Written request => Without the pictures, extract every line from the start of the material to the line containing "color=black!84] (17,23) rectangle (1024,608);", both ends included.

──────────────────────────────

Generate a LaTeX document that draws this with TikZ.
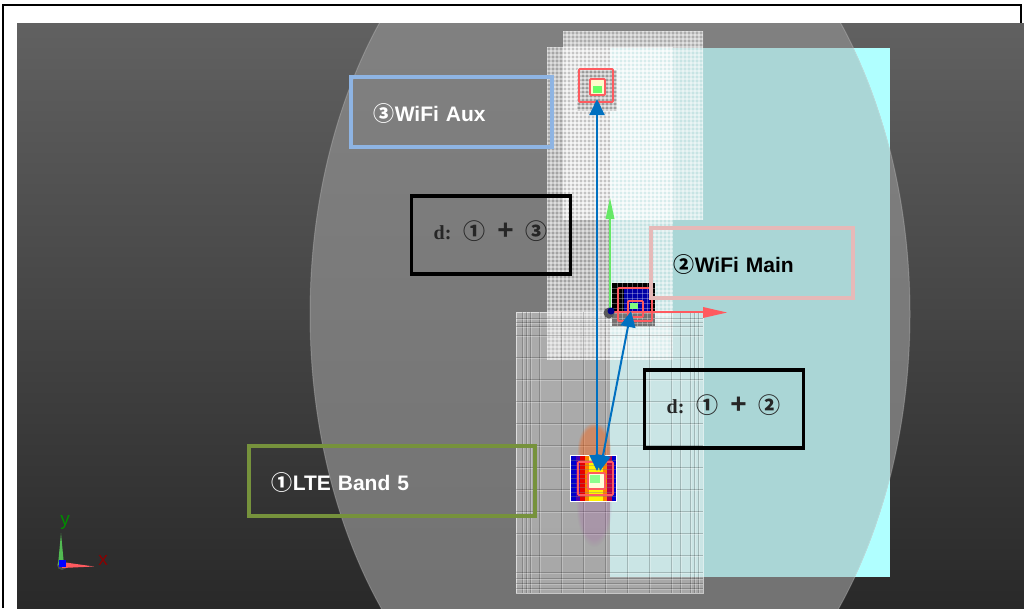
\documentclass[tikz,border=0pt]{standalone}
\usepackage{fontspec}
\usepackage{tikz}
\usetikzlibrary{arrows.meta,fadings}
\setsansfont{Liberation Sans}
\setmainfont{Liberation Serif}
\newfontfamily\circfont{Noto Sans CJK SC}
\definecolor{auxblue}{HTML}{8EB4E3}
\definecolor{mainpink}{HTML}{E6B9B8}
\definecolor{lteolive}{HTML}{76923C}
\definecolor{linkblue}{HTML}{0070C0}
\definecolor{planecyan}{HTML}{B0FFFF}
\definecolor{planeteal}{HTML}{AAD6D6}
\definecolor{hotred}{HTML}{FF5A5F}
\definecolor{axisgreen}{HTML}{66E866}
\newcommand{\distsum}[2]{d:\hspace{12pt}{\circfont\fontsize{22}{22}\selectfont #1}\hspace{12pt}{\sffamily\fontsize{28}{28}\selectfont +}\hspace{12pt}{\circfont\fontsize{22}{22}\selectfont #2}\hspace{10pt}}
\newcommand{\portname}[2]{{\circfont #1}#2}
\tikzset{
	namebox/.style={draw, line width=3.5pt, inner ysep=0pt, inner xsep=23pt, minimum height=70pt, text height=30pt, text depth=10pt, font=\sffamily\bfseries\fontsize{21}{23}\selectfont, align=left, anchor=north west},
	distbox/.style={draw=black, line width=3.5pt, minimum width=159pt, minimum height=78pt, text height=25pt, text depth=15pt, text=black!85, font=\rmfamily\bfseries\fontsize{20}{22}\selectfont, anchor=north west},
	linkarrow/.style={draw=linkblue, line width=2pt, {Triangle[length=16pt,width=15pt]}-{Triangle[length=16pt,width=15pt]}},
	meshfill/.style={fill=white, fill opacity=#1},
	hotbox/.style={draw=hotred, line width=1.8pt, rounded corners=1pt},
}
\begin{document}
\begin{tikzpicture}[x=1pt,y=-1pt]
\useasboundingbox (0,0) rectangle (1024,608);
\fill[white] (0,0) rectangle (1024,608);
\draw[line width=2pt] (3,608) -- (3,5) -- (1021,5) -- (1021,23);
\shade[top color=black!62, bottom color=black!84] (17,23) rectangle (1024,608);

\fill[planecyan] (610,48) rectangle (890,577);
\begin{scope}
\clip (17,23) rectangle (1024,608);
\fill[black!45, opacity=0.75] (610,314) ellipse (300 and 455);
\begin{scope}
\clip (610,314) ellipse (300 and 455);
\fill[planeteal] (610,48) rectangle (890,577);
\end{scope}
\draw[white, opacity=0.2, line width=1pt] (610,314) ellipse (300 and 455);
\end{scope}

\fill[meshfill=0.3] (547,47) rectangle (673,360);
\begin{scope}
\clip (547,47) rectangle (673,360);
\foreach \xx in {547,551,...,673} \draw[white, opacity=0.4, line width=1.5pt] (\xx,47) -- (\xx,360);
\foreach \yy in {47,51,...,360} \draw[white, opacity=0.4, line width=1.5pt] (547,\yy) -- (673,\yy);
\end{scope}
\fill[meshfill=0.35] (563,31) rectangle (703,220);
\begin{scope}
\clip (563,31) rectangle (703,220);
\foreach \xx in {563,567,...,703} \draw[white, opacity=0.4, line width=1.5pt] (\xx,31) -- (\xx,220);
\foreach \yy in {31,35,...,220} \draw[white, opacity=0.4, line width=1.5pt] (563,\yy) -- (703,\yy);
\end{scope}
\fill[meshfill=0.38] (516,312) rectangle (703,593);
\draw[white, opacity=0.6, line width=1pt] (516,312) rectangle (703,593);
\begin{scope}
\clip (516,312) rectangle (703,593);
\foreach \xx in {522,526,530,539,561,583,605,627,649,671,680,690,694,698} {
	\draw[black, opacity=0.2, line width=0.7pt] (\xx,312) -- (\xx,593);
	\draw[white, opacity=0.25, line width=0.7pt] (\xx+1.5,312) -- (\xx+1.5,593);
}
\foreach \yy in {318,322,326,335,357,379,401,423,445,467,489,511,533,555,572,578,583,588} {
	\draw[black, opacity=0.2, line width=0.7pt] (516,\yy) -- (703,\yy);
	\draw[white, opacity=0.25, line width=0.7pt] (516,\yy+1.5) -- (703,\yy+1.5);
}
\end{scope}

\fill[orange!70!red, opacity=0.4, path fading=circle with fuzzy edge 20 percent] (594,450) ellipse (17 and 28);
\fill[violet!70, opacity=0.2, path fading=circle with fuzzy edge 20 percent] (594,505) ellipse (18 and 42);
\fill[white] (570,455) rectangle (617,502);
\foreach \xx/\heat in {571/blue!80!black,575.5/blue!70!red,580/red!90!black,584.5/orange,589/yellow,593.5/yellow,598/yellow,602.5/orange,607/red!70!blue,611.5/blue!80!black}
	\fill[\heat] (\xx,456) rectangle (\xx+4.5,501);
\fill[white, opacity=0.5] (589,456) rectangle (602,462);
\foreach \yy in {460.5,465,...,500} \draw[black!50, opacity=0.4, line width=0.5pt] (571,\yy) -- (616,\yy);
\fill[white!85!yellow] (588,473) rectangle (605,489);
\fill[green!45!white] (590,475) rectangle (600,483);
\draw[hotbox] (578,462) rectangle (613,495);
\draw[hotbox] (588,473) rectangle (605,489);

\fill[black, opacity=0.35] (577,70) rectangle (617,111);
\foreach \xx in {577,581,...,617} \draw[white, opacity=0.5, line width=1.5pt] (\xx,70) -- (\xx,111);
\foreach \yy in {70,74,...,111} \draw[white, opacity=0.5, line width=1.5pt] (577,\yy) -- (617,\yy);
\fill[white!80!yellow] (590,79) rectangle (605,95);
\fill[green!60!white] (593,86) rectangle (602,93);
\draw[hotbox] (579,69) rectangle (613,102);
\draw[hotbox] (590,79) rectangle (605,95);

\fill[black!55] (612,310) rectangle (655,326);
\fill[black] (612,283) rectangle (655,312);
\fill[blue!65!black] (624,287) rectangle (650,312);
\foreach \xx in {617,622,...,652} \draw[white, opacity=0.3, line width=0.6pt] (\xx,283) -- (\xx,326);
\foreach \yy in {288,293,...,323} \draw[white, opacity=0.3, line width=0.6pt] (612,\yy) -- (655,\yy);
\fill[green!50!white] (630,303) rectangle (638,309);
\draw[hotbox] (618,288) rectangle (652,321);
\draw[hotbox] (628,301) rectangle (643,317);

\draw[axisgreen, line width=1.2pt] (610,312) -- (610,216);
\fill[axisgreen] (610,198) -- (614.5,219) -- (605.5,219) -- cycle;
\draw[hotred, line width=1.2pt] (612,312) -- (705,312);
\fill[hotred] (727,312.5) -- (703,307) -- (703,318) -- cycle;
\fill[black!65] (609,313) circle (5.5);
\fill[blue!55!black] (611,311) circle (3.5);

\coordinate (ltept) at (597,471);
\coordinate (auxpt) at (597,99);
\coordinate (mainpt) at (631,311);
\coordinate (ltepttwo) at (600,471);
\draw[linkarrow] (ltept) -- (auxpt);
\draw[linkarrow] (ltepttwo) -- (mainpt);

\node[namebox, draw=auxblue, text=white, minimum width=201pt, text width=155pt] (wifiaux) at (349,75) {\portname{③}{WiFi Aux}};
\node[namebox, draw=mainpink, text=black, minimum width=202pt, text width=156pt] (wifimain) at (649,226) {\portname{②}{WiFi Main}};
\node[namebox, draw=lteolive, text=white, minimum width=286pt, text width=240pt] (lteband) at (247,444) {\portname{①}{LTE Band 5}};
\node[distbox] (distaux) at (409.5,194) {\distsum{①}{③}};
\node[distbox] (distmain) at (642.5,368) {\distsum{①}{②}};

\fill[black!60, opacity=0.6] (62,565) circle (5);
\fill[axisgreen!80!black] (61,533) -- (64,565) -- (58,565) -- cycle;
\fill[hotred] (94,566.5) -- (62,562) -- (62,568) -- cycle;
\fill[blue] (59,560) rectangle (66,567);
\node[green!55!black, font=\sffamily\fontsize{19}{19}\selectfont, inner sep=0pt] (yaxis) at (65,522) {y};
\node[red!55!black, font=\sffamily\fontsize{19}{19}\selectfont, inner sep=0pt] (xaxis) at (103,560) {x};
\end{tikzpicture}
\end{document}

──────────────────────────────

Response =>
Generate a LaTeX document that draws this with TikZ.
\documentclass[tikz,border=0pt]{standalone}
\usepackage{fontspec}
\usepackage{tikz}
\usetikzlibrary{arrows.meta,fadings}
\setsansfont{Liberation Sans}
\setmainfont{Liberation Serif}
\newfontfamily\circfont{Noto Sans CJK SC}
\definecolor{auxblue}{HTML}{8EB4E3}
\definecolor{mainpink}{HTML}{E6B9B8}
\definecolor{lteolive}{HTML}{76923C}
\definecolor{linkblue}{HTML}{0070C0}
\definecolor{planecyan}{HTML}{B0FFFF}
\definecolor{planeteal}{HTML}{AAD6D6}
\definecolor{hotred}{HTML}{FF5A5F}
\definecolor{axisgreen}{HTML}{66E866}
\newcommand{\distsum}[2]{d:\hspace{12pt}{\circfont\fontsize{22}{22}\selectfont #1}\hspace{12pt}{\sffamily\fontsize{28}{28}\selectfont +}\hspace{12pt}{\circfont\fontsize{22}{22}\selectfont #2}\hspace{10pt}}
\newcommand{\portname}[2]{{\circfont #1}#2}
\tikzset{
	namebox/.style={draw, line width=3.5pt, inner ysep=0pt, inner xsep=23pt, minimum height=70pt, text height=30pt, text depth=10pt, font=\sffamily\bfseries\fontsize{21}{23}\selectfont, align=left, anchor=north west},
	distbox/.style={draw=black, line width=3.5pt, minimum width=159pt, minimum height=78pt, text height=25pt, text depth=15pt, text=black!85, font=\rmfamily\bfseries\fontsize{20}{22}\selectfont, anchor=north west},
	linkarrow/.style={draw=linkblue, line width=2pt, {Triangle[length=16pt,width=15pt]}-{Triangle[length=16pt,width=15pt]}},
	meshfill/.style={fill=white, fill opacity=#1},
	hotbox/.style={draw=hotred, line width=1.8pt, rounded corners=1pt},
}
\begin{document}
\begin{tikzpicture}[x=1pt,y=-1pt]
\useasboundingbox (0,0) rectangle (1024,608);
\fill[white] (0,0) rectangle (1024,608);
\draw[line width=2pt] (3,608) -- (3,5) -- (1021,5) -- (1021,23);
\shade[top color=black!62, bottom color=black!84] (17,23) rectangle (1024,608);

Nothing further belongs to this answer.